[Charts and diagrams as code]

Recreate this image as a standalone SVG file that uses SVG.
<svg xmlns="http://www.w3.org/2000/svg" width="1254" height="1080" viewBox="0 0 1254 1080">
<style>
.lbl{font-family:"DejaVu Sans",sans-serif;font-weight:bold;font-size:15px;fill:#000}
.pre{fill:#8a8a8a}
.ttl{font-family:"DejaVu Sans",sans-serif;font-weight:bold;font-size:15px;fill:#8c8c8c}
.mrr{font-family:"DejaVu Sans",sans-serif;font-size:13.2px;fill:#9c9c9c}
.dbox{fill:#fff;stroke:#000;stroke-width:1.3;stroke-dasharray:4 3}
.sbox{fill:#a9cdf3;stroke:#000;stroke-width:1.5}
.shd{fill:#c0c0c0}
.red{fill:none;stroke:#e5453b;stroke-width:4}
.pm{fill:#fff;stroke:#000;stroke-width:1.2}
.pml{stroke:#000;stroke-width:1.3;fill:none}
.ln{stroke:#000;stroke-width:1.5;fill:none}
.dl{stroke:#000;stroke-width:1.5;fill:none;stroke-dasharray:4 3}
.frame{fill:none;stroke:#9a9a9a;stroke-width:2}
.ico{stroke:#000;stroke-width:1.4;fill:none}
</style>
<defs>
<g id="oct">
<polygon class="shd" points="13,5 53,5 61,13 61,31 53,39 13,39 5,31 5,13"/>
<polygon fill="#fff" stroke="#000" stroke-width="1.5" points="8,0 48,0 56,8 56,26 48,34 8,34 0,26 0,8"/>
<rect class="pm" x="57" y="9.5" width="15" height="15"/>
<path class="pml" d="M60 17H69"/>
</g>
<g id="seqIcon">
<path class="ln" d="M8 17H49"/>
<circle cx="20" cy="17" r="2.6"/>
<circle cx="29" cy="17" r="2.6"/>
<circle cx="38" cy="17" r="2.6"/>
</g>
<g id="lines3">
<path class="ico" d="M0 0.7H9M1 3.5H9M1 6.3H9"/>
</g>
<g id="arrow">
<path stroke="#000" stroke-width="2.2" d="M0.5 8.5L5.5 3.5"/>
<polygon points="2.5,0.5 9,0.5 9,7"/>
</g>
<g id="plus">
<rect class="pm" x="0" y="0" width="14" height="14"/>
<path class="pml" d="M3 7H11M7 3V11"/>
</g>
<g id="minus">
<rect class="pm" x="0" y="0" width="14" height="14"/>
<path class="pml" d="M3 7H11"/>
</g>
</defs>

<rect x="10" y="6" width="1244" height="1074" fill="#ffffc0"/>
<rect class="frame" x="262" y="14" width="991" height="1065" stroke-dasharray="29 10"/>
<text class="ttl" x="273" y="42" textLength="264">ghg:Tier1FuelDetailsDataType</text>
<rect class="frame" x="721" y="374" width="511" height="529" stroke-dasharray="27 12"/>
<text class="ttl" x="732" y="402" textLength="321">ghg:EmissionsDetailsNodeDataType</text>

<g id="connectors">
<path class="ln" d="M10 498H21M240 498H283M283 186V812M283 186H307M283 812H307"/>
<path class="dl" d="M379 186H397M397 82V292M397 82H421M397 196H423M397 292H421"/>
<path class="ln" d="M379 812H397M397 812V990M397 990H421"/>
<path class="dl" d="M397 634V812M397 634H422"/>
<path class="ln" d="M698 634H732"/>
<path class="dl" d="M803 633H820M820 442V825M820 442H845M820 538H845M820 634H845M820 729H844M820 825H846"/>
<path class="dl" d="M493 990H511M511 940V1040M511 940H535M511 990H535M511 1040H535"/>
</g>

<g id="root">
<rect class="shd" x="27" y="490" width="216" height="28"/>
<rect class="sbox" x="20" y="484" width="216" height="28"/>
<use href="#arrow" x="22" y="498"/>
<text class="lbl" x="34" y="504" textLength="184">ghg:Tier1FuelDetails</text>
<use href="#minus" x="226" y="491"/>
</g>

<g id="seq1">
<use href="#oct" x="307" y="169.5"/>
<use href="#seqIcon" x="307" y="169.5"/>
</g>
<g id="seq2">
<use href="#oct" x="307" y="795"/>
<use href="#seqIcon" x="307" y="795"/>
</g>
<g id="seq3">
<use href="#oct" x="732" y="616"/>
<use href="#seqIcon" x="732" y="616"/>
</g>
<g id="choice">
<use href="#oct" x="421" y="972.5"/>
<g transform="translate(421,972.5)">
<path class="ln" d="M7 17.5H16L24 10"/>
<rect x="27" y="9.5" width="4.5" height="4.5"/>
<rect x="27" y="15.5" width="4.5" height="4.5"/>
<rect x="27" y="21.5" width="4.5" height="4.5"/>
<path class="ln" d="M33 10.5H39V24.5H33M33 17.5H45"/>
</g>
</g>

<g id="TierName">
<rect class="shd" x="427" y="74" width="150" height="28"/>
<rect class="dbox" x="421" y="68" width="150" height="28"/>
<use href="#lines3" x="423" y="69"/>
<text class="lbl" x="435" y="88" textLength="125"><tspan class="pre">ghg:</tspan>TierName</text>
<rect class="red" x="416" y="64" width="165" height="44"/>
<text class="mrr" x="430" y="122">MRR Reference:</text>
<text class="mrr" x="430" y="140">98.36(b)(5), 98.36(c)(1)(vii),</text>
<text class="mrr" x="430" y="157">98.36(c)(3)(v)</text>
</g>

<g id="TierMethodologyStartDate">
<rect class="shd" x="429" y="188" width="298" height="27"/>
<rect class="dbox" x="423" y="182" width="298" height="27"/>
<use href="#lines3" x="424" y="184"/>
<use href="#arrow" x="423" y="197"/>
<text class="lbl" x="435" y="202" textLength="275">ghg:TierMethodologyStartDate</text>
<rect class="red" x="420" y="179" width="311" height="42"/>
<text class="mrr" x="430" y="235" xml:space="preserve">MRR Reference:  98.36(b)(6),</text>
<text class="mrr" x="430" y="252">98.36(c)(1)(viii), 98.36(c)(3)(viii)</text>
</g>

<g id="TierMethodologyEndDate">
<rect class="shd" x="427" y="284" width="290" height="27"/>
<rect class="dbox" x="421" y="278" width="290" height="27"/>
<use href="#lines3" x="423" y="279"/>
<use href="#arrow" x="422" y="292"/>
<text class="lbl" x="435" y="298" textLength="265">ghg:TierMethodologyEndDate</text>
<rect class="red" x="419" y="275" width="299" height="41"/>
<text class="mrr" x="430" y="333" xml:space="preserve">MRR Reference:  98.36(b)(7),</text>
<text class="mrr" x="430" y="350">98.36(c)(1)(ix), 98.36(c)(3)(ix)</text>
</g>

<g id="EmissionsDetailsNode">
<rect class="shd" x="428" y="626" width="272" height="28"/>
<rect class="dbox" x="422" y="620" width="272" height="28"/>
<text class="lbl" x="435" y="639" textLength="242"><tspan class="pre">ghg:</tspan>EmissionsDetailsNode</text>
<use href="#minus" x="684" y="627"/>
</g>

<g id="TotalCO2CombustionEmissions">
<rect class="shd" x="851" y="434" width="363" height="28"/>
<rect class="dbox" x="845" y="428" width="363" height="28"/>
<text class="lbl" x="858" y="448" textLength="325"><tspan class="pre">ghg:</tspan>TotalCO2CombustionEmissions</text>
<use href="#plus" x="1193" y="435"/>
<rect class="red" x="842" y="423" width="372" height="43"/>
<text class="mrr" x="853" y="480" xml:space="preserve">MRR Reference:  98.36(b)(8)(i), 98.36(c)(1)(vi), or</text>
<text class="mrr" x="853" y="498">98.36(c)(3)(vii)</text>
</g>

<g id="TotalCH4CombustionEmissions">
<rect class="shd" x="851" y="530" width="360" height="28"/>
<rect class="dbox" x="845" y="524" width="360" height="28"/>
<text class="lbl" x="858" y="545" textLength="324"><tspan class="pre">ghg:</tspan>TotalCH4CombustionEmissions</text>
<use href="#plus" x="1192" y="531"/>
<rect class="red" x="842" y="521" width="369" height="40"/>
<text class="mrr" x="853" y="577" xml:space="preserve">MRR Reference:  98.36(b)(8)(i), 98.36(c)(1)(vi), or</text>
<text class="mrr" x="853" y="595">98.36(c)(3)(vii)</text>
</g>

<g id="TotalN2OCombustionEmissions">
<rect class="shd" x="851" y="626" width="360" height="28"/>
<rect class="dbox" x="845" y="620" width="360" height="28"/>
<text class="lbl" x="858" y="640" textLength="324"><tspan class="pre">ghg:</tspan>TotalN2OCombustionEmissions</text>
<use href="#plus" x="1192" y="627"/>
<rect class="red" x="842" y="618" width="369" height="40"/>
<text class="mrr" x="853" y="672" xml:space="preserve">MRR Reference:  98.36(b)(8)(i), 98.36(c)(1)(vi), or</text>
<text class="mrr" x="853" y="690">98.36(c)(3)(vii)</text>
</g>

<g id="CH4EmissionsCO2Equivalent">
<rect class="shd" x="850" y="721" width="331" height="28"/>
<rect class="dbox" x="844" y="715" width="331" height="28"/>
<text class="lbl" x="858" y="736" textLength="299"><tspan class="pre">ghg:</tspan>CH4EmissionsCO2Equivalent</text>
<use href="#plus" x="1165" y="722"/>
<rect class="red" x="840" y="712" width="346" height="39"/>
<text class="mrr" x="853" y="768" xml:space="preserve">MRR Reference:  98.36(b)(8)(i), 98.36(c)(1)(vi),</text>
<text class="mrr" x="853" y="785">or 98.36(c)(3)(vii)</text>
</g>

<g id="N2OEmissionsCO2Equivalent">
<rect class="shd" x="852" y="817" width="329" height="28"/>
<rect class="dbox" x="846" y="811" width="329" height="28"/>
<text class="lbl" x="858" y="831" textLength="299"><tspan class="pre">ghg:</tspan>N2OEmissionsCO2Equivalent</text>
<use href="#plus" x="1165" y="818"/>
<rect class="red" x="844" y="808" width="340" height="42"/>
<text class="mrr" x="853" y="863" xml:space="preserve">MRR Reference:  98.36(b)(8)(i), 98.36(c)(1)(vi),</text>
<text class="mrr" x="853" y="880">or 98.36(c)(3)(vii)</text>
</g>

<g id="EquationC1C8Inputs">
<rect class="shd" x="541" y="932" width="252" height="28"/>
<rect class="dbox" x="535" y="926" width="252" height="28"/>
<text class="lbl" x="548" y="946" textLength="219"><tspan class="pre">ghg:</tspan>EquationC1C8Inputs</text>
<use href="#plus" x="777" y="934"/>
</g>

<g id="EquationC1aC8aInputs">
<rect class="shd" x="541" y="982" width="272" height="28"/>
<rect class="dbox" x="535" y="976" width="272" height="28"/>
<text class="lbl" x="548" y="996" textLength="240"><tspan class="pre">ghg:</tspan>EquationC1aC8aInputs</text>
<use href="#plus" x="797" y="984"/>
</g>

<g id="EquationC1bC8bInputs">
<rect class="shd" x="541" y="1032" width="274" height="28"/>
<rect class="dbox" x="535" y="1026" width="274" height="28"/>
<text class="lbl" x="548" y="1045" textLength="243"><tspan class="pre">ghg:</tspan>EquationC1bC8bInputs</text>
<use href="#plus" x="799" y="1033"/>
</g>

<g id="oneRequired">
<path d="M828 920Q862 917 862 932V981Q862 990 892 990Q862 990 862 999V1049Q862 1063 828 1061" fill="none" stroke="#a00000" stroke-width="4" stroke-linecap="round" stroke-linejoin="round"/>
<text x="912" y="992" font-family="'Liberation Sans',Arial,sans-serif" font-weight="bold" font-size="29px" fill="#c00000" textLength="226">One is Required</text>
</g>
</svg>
--
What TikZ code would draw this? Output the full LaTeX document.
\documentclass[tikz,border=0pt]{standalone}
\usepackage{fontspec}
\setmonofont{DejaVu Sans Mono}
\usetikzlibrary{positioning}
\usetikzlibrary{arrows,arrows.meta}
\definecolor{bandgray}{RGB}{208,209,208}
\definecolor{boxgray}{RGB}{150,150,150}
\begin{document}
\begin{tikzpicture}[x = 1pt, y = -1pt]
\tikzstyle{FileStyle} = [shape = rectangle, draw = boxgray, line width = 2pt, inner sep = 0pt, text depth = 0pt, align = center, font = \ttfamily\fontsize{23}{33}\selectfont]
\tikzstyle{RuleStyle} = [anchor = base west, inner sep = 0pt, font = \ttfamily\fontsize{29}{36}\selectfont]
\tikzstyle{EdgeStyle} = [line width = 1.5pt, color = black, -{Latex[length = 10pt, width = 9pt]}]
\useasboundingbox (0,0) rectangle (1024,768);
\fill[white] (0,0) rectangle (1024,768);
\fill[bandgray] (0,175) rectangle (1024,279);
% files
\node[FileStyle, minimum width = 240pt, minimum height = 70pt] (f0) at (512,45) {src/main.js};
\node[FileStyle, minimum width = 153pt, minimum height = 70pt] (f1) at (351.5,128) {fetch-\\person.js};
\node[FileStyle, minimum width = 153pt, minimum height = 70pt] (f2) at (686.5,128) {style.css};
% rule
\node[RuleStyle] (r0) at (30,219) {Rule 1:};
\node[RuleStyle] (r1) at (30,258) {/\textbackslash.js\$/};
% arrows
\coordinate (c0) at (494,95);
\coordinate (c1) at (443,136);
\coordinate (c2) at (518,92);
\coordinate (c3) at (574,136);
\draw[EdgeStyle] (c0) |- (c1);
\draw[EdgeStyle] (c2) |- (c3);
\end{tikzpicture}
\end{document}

-- Stated goal --
Collect each line holding the string "draw".

-- Right answer --
What TikZ code would draw this? Output the full LaTeX document.
\tikzstyle{FileStyle} = [shape = rectangle, draw = boxgray, line width = 2pt, inner sep = 0pt, text depth = 0pt, align = center, font = \ttfamily\fontsize{23}{33}\selectfont]
\draw[EdgeStyle] (c0) |- (c1);
\draw[EdgeStyle] (c2) |- (c3);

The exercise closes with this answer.